Additionally, the property must meet FHA’s minimum property standards to ensure that it is safe, sound, and secure for occupancy. This includes an appraisal process that evaluates the condition of the property, as well as compliance with local building codes, which can influence a borrower’s eligibility for an FHA loan.
Are there any drawbacks to using an FHA loan for investment properties?
One of the main drawbacks of using an FHA loan for investment properties is the occupancy requirement. Borrowers must occupy one unit of a multi-family property as their primary residence for at least a year, which can limit the ability to leverage the property solely as a rental investment. This stipulation can make it less appealing for those looking to invest in real estate purely for cash flow purposes.
Additionally, FHA loans come with mortgage insurance premiums (MIP) that can increase the overall cost of the loan. This insurance is required for the life of the loan if the down payment is less than 10%, which can impact a borrower’s long-term return on investment. Understanding these costs is crucial for would-be investors as they assess their financial strategies.
Can you refinance an FHA loan into an investment property?

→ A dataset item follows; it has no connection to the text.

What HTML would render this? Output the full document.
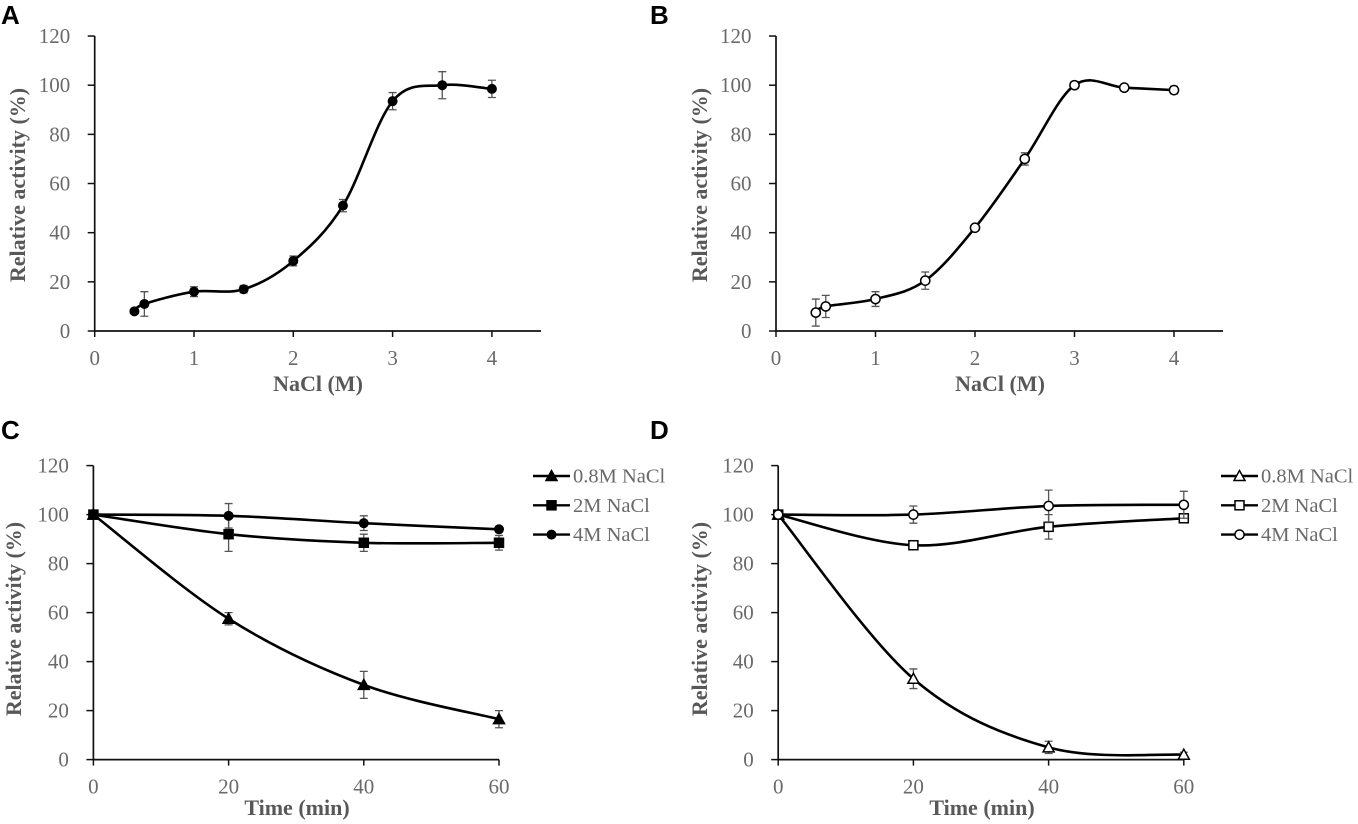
<!DOCTYPE html>
<html lang="en">
<head>
<meta charset="utf-8">
<title>Relative activity panels</title>
<style>
html,body{margin:0;padding:0;background:#fff;width:1358px;height:824px;overflow:hidden}
svg{display:block;filter:blur(0.35px)}
text{font-family:"Liberation Serif",serif;fill:#6a6a6a}
.tick{font-size:21px}
.title{font-size:22px;font-weight:bold;fill:#585858}
.panel{font-family:"Liberation Sans",sans-serif;font-size:26px;font-weight:bold;fill:#000}
.legend{font-size:20.5px}
</style>
</head>
<body>
<svg id="chart" xmlns="http://www.w3.org/2000/svg" width="1358" height="824" viewBox="0 0 1358 824"></svg>
<script>
// --- data ---
const yTicks = [0, 20, 40, 60, 80, 100, 120];
const naclTicks = [0, 1, 2, 3, 4];
const timeTicks = [0, 20, 40, 60];

const naclA = [0.4, 0.5, 1, 1.5, 2, 2.5, 3, 3.5, 4];
const activityA = [8, 11, 16, 17, 28.5, 51, 93.5, 100, 98.5];
const errorA = [0, 5, 2, 1.5, 2, 2.5, 3.5, 5.5, 3.5];

const naclB = [0.4, 0.5, 1, 1.5, 2, 2.5, 3, 3.5, 4];
const activityB = [7.5, 10, 13, 20.5, 42, 70, 100, 99, 98];
const errorB = [5.5, 4.5, 3, 3.5, 1, 2.5, 1.5, 1, 1.5];

const timeMin = [0, 20, 40, 60];
const c08 = [100, 57.5, 30.5, 16.5];
const c08Err = [0, 2.5, 5.5, 3.5];
const c2 = [100, 92, 88.5, 88.5];
const c2Err = [0, 7, 3.5, 3];
const c4 = [100, 99.5, 96.5, 94];
const c4Err = [0, 5, 3, 1];

const d08 = [100, 33, 5, 2];
const d08Err = [0, 4, 2.5, 1];
const d2 = [100, 87.5, 95, 98.5];
const d2Err = [0, 1, 5, 1];
const d4 = [100, 100, 103.5, 104];
const d4Err = [0, 3.5, 6.5, 5.5];

const legendLabels = ['0.8M NaCl', '2M NaCl', '4M NaCl'];

// --- drawing ---
const NS = 'http://www.w3.org/2000/svg';
const root = document.getElementById('chart');

function el(parent, tag, attrs) {
  const e = document.createElementNS(NS, tag);
  for (const k in attrs) e.setAttribute(k, attrs[k]);
  parent.appendChild(e);
  return e;
}
function label(parent, name, str, attrs) {
  const t = el(parent, 'text', attrs);
  t.textContent = str;
  
  
  return t;
}
function smoothPath(pts) {
  let d = 'M' + pts[0][0] + ' ' + pts[0][1];
  for (let i = 0; i < pts.length - 1; i++) {
    const p0 = pts[Math.max(i - 1, 0)], p1 = pts[i], p2 = pts[i + 1], p3 = pts[Math.min(i + 2, pts.length - 1)];
    const c1x = p1[0] + (p2[0] - p0[0]) / 6, c1y = p1[1] + (p2[1] - p0[1]) / 6;
    const c2x = p2[0] - (p3[0] - p1[0]) / 6, c2y = p2[1] - (p3[1] - p1[1]) / 6;
    d += ' C' + c1x + ' ' + c1y + ' ' + c2x + ' ' + c2y + ' ' + p2[0] + ' ' + p2[1];
  }
  return d;
}
function marker(parent, shape, filled, x, y, name) {
  const fill = filled ? '#000' : '#fff';
  let m;
  if (shape === 'circle') {
    m = el(parent, 'circle', {cx: x, cy: y, r: filled ? 5 : 4.6, fill: fill, stroke: '#000', 'stroke-width': filled ? 0 : 1.5});
  } else if (shape === 'square') {
    m = el(parent, 'rect', {x: x - 4.5, y: y - 4.5, width: 9, height: 9, fill: fill, stroke: '#000', 'stroke-width': 1.5});
  } else {
    m = el(parent, 'polygon', {points: (x) + ',' + (y - 5.5) + ' ' + (x + 5.5) + ',' + (y + 4.5) + ' ' + (x - 5.5) + ',' + (y + 4.5), fill: fill, stroke: '#000', 'stroke-width': 1.5});
  }
  
  
  return m;
}
function drawSeries(g, sx, sy, xs, ys, errs, shape, filled, name) {
  const s = el(g, 'g', {});
  
  
  xs.forEach((v, i) => {
    if (!errs[i]) return;
    const x = sx(v), top = sy(ys[i] + errs[i]), bot = sy(ys[i] - errs[i]);
    const bar = el(s, 'path', {d: 'M' + x + ' ' + top + 'V' + bot + 'M' + (x - 4) + ' ' + top + 'h8M' + (x - 4) + ' ' + bot + 'h8', stroke: '#555', 'stroke-width': 1.3, fill: 'none'});
    
    
  });
  const pts = xs.map((v, i) => [sx(v), sy(ys[i])]);
  const line = el(s, 'path', {d: smoothPath(pts), fill: 'none', stroke: '#000', 'stroke-width': 2.6});
  
  
  pts.forEach(p => marker(s, shape, filled, p[0], p[1], 'data-point'));
}
function drawPanel(cfg) {
  const g = el(root, 'g', {});
  
  
  const sx = v => cfg.x0 + (v - cfg.xMin) * cfg.xScale;
  const sy = v => cfg.y0 - v * cfg.yScale;

  label(g, 'panel-label', cfg.letter, {x: cfg.letterX, y: cfg.letterY, class: 'panel'});

  const axes = el(g, 'path', {d: 'M' + cfg.x0 + ' ' + sy(120) + 'V' + cfg.y0 + 'H' + cfg.xEnd, fill: 'none', stroke: '#111', 'stroke-width': 1.7});
  
  

  yTicks.forEach(v => {
    const t = el(g, 'line', {x1: cfg.x0 - 7, x2: cfg.x0, y1: sy(v), y2: sy(v), stroke: '#111', 'stroke-width': 1.5});
    
    
    label(g, 'y-tick-label', String(v), {x: cfg.x0 - 24.5, y: sy(v) + 7, 'text-anchor': 'end', class: 'tick'});
  });
  cfg.xTicks.forEach(v => {
    const t = el(g, 'line', {x1: sx(v), x2: sx(v), y1: cfg.y0, y2: cfg.y0 + 6, stroke: '#111', 'stroke-width': 1.5});
    
    
    label(g, 'x-tick-label', String(v), {x: sx(v), y: cfg.y0 + 34, 'text-anchor': 'middle', class: 'tick'});
  });
  label(g, 'x-axis-title', cfg.xTitle, {x: cfg.xTitleX, y: cfg.xTitleY, 'text-anchor': 'middle', class: 'title'});
  label(g, 'y-axis-title', 'Relative activity (%)', {x: 0, y: 0, 'text-anchor': 'middle', class: 'title', transform: 'translate(' + cfg.yTitleX + ' ' + cfg.yTitleY + ') rotate(-90)'});

  cfg.series.forEach(s => drawSeries(g, sx, sy, s.xs, s.ys, s.errs, s.shape, s.filled, s.name));

  if (cfg.legendX) {
    const lg = el(g, 'g', {});
    
    
    cfg.series.forEach((s, i) => {
      const y = 476 + i * 29.3;
      const e = el(lg, 'g', {});
      
      
      el(e, 'line', {x1: cfg.legendX, x2: cfg.legendX + 37, y1: y, y2: y, stroke: '#000', 'stroke-width': 2.4});
      marker(e, s.shape, s.filled, cfg.legendX + 18.5, y, 'legend-marker');
      label(e, 'legend-label', legendLabels[i], {x: cfg.legendX + 40, y: y + 6.5, class: 'legend'});
    });
  }
}

drawPanel({letter: 'A', letterX: 1, letterY: 24, x0: 94.7, xMin: 0, xScale: 99.3, xEnd: 541, y0: 331, yScale: 2.458,
  xTicks: naclTicks, xTitle: 'NaCl (M)', xTitleX: 318, xTitleY: 391, yTitleX: 25, yTitleY: 185,
  series: [{xs: naclA, ys: activityA, errs: errorA, shape: 'circle', filled: true, name: 'series-a'}]});
drawPanel({letter: 'B', letterX: 650, letterY: 24, x0: 776, xMin: 0, xScale: 99.5, xEnd: 1223, y0: 331, yScale: 2.458,
  xTicks: naclTicks, xTitle: 'NaCl (M)', xTitleX: 1000, xTitleY: 391, yTitleX: 707, yTitleY: 185,
  series: [{xs: naclB, ys: activityB, errs: errorB, shape: 'circle', filled: false, name: 'series-b'}]});
drawPanel({letter: 'C', letterX: 1, letterY: 439, x0: 93.4, xMin: 0, xScale: 6.76, xEnd: 499, y0: 759.6, yScale: 2.45,
  xTicks: timeTicks, xTitle: 'Time (min)', xTitleX: 297, xTitleY: 815, yTitleX: 21, yTitleY: 619, legendX: 533,
  series: [
    {xs: timeMin, ys: c08, errs: c08Err, shape: 'triangle', filled: true, name: 'series-0-8m-nacl'},
    {xs: timeMin, ys: c2, errs: c2Err, shape: 'square', filled: true, name: 'series-2m-nacl'},
    {xs: timeMin, ys: c4, errs: c4Err, shape: 'circle', filled: true, name: 'series-4m-nacl'}
  ]});
drawPanel({letter: 'D', letterX: 650, letterY: 439, x0: 778.2, xMin: 0, xScale: 6.76, xEnd: 1184, y0: 759.6, yScale: 2.45,
  xTicks: timeTicks, xTitle: 'Time (min)', xTitleX: 982, xTitleY: 815, yTitleX: 707, yTitleY: 619, legendX: 1221,
  series: [
    {xs: timeMin, ys: d08, errs: d08Err, shape: 'triangle', filled: false, name: 'series-0-8m-nacl'},
    {xs: timeMin, ys: d2, errs: d2Err, shape: 'square', filled: false, name: 'series-2m-nacl'},
    {xs: timeMin, ys: d4, errs: d4Err, shape: 'circle', filled: false, name: 'series-4m-nacl'}
  ]});
</script>
</body>
</html>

Yes, refinancing an existing FHA loan into an investment property is possible, but certain conditions must be met. Once you have lived in the property for the required period, you may qualify for a cash-out refinance or a traditional refinance to remove the FHA mortgage insurance and convert the loan to a conventional one. However, you must demonstrate that the property is no longer your primary residence.
It’s important to note that you will need to meet the lending standards of the new mortgage, such as credit requirements and income verification. Additionally, having a solid understanding of investment property regulations and potential tax implications is crucial before making this transition.
What are the alternatives to using an FHA loan for investment properties?
If using an FHA loan does not meet your investment needs, several alternative financing options are available. Conventional loans are typically used for investment properties and may provide more favorable terms for those who meet the credit and income requirements. These loans often allow for multiple properties and do not necessitate owner-occupancy, providing greater flexibility for investors.
Another alternative includes hard money loans, which are short-term loans secured by real estate that can be an attractive option for investors wanting to purchase properties quickly. They often come with higher interest rates and shorter repayment periods but can be a viable choice for those looking to flip properties or acquire rental units in a competitive market.